攻守の課題を修正できず流れを失う

8強入り果たせず9〜12位決定戦へ

 

 

アイルランドのダブリンで開催中の女子ラグビーワールドカップ(WRWC)2017。現地時間の17日に行われたプール最終戦でオーストラリアと対戦した女子日本代表は、フィジカルなオーストラリアの攻めに低いタックルで対抗したものの、完全に防ぎ切れずに前半だけで3トライを献上。

日本も前半終了間際のトライを皮切りに、後半12分、18分と得点を重ねて、一時は4点差に追い上げたものの、終盤、再び離されて15—29で敗れた。

 

健闘むなしくオーストラリアに力負け。順位決定戦は9ー12位グループで戦うことに

 

これで日本のプール戦での成績は3戦3敗。

 

場所を北アイルランド(英国)のベルファストに移して行われる順位決定トーナメントでは、日本は9〜12位グループで戦うことになり、22日にはイタリア戦が予定されている。

 

 

4日前のアイルランド戦がそうだったように、初戦のフランス戦で入りに失敗した教訓を生かして、しっかりとした立ち上がりになりそうな雰囲気はあった。

 

自分たちで蹴ったキックオフをキープ。

アイルランド戦で手応えをつかんだスクラムは1本目からしっかり押し込んで相手ボールをターンオーバー。

 

間違いなく、先に主導権を握ることができそうなのは日本だったが、課題のひとつだった攻めながらのペナルティが続き、勢いを失ってしまう。

 

「(アイルランド戦でも)ボールキャリーのところで何回もペナルティを取られている。そこが修正点」

 

HO齊藤聖奈キャプテンは、オーストラリア戦へ向けての課題をそう語っていたが、残念ながら気をつけていたはずのノットリリースザボールの反則が続き、勢いが削がれるかたちになってしまう。

 

「前半は硬さがあって自分たちのスタイルでプレーすることができなかった」(有水剛志ヘッドコーチ)

オーストラリアに最初のトライが生まれたのは前半17分。
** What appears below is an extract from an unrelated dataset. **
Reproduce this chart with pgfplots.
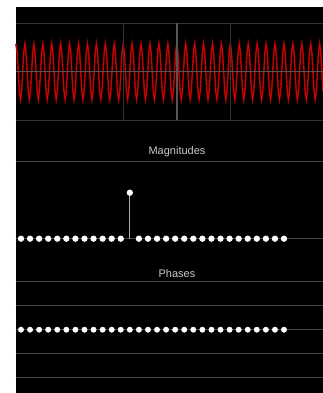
\documentclass[border=0pt]{standalone}
\usepackage{pgfplots}
\usepackage{pgfplotstable}
\pgfplotsset{compat=1.18}
\usepackage{fontspec}
\setmainfont{Liberation Sans}
\definecolor{gridA}{HTML}{333333}
\definecolor{gridB}{HTML}{555555}
\definecolor{gridC}{HTML}{444444}
\definecolor{stemc}{HTML}{AAAAAA}
\definecolor{titlec}{HTML}{C8C8C8}
\definecolor{darkred}{HTML}{990000}

\pgfplotstableread[row sep=\\]{
x y\\
0 1\\ 1 .707\\ 2 0\\ 3 -.707\\ 4 -1\\ 5 -.707\\ 6 0\\ 7 .707\\
8 1\\ 9 .707\\ 10 0\\ 11 -.707\\ 12 -1\\ 13 -.707\\ 14 0\\ 15 .707\\
16 1\\ 17 .707\\ 18 0\\ 19 -.707\\ 20 -1\\ 21 -.707\\ 22 0\\ 23 .707\\
24 1\\ 25 .707\\ 26 0\\ 27 -.707\\ 28 -1\\ 29 -.707\\ 30 0\\ 31 .707\\
32 1\\ 33 .707\\ 34 0\\ 35 -.707\\ 36 -1\\ 37 -.707\\ 38 0\\ 39 .707\\
40 1\\ 41 .707\\ 42 0\\ 43 -.707\\ 44 -1\\ 45 -.707\\ 46 0\\ 47 .707\\
48 1\\ 49 .707\\ 50 0\\ 51 -.707\\ 52 -1\\ 53 -.707\\ 54 0\\ 55 .707\\
56 1\\ 57 .707\\ 58 0\\ 59 -.707\\ 60 -1\\ 61 -.707\\ 62 0\\ 63 .707\\
64 1\\ 65 .707\\ 66 0\\ 67 -.707\\ 68 -1\\ 69 -.707\\ 70 0\\ 71 .707\\
72 1\\ 73 .707\\ 74 0\\ 75 -.707\\ 76 -1\\ 77 -.707\\ 78 0\\ 79 .707\\
80 1\\ 81 .707\\ 82 0\\ 83 -.707\\ 84 -1\\ 85 -.707\\ 86 0\\ 87 .707\\
88 1\\ 89 .707\\ 90 0\\ 91 -.707\\ 92 -1\\ 93 -.707\\ 94 0\\ 95 .707\\
96 1\\ 97 .707\\ 98 0\\ 99 -.707\\ 100 -1\\ 101 -.707\\ 102 0\\ 103 .707\\
104 1\\ 105 .707\\ 106 0\\ 107 -.707\\ 108 -1\\ 109 -.707\\ 110 0\\ 111 .707\\
112 1\\ 113 .707\\ 114 0\\ 115 -.707\\ 116 -1\\ 117 -.707\\ 118 0\\ 119 .707\\
120 1\\ 121 .707\\ 122 0\\ 123 -.707\\ 124 -1\\ 125 -.707\\ 126 0\\ 127 .707\\
128 1\\ 129 .707\\ 130 0\\ 131 -.707\\ 132 -1\\ 133 -.707\\ 134 0\\ 135 .707\\
136 1\\ 137 .707\\ 138 0\\ 139 -.707\\ 140 -1\\ 141 -.707\\ 142 0\\ 143 .707\\
144 1\\ 145 .707\\ 146 0\\ 147 -.707\\ 148 -1\\ 149 -.707\\ 150 0\\ 151 .707\\
152 1\\ 153 .707\\ 154 0\\ 155 -.707\\ 156 -1\\ 157 -.707\\ 158 0\\ 159 .707\\
160 1\\ 161 .707\\ 162 0\\ 163 -.707\\ 164 -1\\ 165 -.707\\ 166 0\\ 167 .707\\
168 1\\ 169 .707\\ 170 0\\ 171 -.707\\ 172 -1\\ 173 -.707\\ 174 0\\ 175 .707\\
176 1\\ 177 .707\\ 178 0\\ 179 -.707\\ 180 -1\\ 181 -.707\\ 182 0\\ 183 .707\\
184 1\\ 185 .707\\ 186 0\\ 187 -.707\\ 188 -1\\ 189 -.707\\ 190 0\\ 191 .707\\
192 1\\ 193 .707\\ 194 0\\ 195 -.707\\ 196 -1\\ 197 -.707\\ 198 0\\ 199 .707\\
200 1\\ 201 .707\\ 202 0\\ 203 -.707\\ 204 -1\\ 205 -.707\\ 206 0\\ 207 .707\\
208 1\\ 209 .707\\ 210 0\\ 211 -.707\\ 212 -1\\ 213 -.707\\ 214 0\\ 215 .707\\
216 1\\ 217 .707\\ 218 0\\ 219 -.707\\ 220 -1\\ 221 -.707\\ 222 0\\ 223 .707\\
224 1\\ 225 .707\\ 226 0\\ 227 -.707\\ 228 -1\\ 229 -.707\\ 230 0\\ 231 .707\\
232 1\\ 233 .707\\ 234 0\\ 235 -.707\\ 236 -1\\ 237 -.707\\ 238 0\\ 239 .707\\
240 1\\ 241 .707\\ 242 0\\ 243 -.707\\ 244 -1\\ 245 -.707\\ 246 0\\ 247 .707\\
248 1\\ 249 .707\\ 250 0\\ 251 -.707\\ 252 -1\\ 253 -.707\\ 254 0\\ 255 .707\\
256 1\\ 257 .707\\ 258 0\\ 259 -.707\\ 260 -1\\ 261 -.707\\ 262 0\\ 263 .707\\
264 1\\ 265 .707\\ 266 0\\ 267 -.707\\ 268 -1\\ 269 -.707\\ 270 0\\ 271 .707\\
272 1\\ 273 .707\\ 274 0\\ 275 -.707\\
}\wave

\pgfplotstableread[row sep=\\]{
k m\\
0 0\\ 1 0\\ 2 0\\ 3 0\\ 4 0\\ 5 0\\ 6 0\\ 7 0\\ 8 0\\ 9 0\\
10 0\\ 11 0\\ 12 1\\ 13 0\\ 14 0\\ 15 0\\ 16 0\\ 17 0\\ 18 0\\ 19 0\\
20 0\\ 21 0\\ 22 0\\ 23 0\\ 24 0\\ 25 0\\ 26 0\\ 27 0\\ 28 0\\ 29 0\\
}\mags

\pgfplotstableread[row sep=\\]{
k p\\
0 0\\ 1 0\\ 2 0\\ 3 0\\ 4 0\\ 5 0\\ 6 0\\ 7 0\\ 8 0\\ 9 0\\
10 0\\ 11 0\\ 12 0\\ 13 0\\ 14 0\\ 15 0\\ 16 0\\ 17 0\\ 18 0\\ 19 0\\
20 0\\ 21 0\\ 22 0\\ 23 0\\ 24 0\\ 25 0\\ 26 0\\ 27 0\\ 28 0\\ 29 0\\
}\phases

\pgfplotsset{
  panel/.style={
    scale only axis, width=307pt,
    axis line style={draw=none},
    major tick length=0pt,
    xticklabels={}, yticklabels={},
    extra x tick labels={}, extra y tick labels={},
    grid=major,
    major grid style={draw=gridC, line width=0.8pt},
    clip=false,
  }
}

\begin{document}
\begin{tikzpicture}[x=1pt,y=1pt]
\useasboundingbox (0,0) rectangle (323,393);
\fill[black] (16,0) rectangle (323,386);

% time signal
\begin{axis}[panel,
  at={(16pt,273pt)}, anchor=south west, height=96.5pt,
  xmin=0, xmax=275, ymin=-1.73, ymax=1.73,
  xtick={95.85,191.7}, ytick={-1.73,1.73},
  major grid style={draw=gridA, line width=0.9pt},
  extra x ticks={144.2}, extra y ticks={0},
  extra tick style={grid=major, major grid style={draw=gridB, line width=1.2pt}},
  axis on top,
]
\addplot[draw=darkred, line width=1.6pt] table[x=x,y=y] {\wave};
\addplot[draw=red!90!black, line width=0.6pt] table[x=x,y=y] {\wave};
\end{axis}

% magnitudes
\begin{axis}[panel,
  at={(16pt,154.3pt)}, anchor=south west, height=77pt,
  xmin=-0.551, xmax=33.3, ymin=0, ymax=1.674,
  xtick=\empty, ytick={0,1.674},
  major grid style={draw=gridC, line width=0.9pt},
]
\addplot[ycomb, draw=stemc, line width=0.8pt, mark=*, mark size=2.7pt,
  mark options={draw=white, fill=white}] table[x=k,y=m] {\mags};
\end{axis}
\node[text=titlec, font=\fontsize{11}{13}\selectfont] at (177,241) {Magnitudes};

% phases
\begin{axis}[panel,
  at={(16pt,15.3pt)}, anchor=south west, height=96pt,
  xmin=-0.551, xmax=33.3, ymin=-2, ymax=2,
  xtick=\empty, ytick={-2,-1,0,1,2},
  major grid style={draw=gridC, line width=0.9pt},
]
\addplot[only marks, mark=*, mark size=2.7pt,
  mark options={draw=white, fill=white}] table[x=k,y=p] {\phases};
\end{axis}
\node[text=titlec, font=\fontsize{11}{13}\selectfont] at (177,119) {Phases};
\end{tikzpicture}
\end{document}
短いワンパスでパワフルに縦を突かれるシンプルなアタックを続けられた後にBKに外側を走り切られた。

 

ずっと意識してきた「入りの20分間」を自分たちのものにできなかったことで、日本が浮き足立ったのは間違いなかっただろう。

31分、37分と、ペナルティやミスが響いてオーストラリアにトライを重ねられ、0—19 。

 

日本は前半のインジュアリータイムにFW陣のがんばりでようやく1トライを返して、後半の逆転に望みをつないだ。

 

 

後半、一度は4点差に迫るも

高いタックルが致命傷に

 

後半、CTB黒木のトライなどで4点差までに追い上げたが、最後は力尽きた

 

「オーストラリアのフィジカルは強いと分かっていたが、想像していた以上だった」(SH津久井萌)

 

それでも、前半、体をぶつけあったことでフィジアカルの強さに慣れた面もあったのか、後半しばらくは日本のペースで試合は推移。

想像以上だったオーストラリアのパワフルな突進。徐々に後退するシーンも少なくなかった

 

12分には、SH津久井が自陣から蹴ったボールを追って、相手を潰して自らボールを奪い、絶妙なタイミングでCTB黒木理帆にパスを通して10—19。

 

さらに18分にも、動きが鈍くなってきたオーストラリアに対して、NO8高野眞希がオーストラリアゴールへ(15—19)。

明らかにオーストラリアに疲労の色は濃く、日本がそのまま捲り上げることが期待されたが、ところどころで散見されていたタックルの甘さが響く形で、26分にパワフルな相手BKに大きくゲインされ、再びオーストラリアが点差を開くと、残念ながらサクラフィフティーンにはそれ以上の余力は残っていなかった。32分にも豪州に1トライを加えられ、目標のベスト入りは果たせず、プール戦を終えることになった。

「覚悟を決めて臨んだ試合だったが、勝てなかったのが今の私たちの実力 」(HO齊藤聖奈キャプテン)

 

 

タックルラインの攻防を見直して残り2戦に勝利し、9位を目指す

 

それでも、フランス、アイルランド、オーストラリアという強豪との試合を続ける中でチームの実力が上がっているのは紛れもない事実。

 

再び、6カ国対抗の雄との対戦となるイタリア戦でそれを証明する。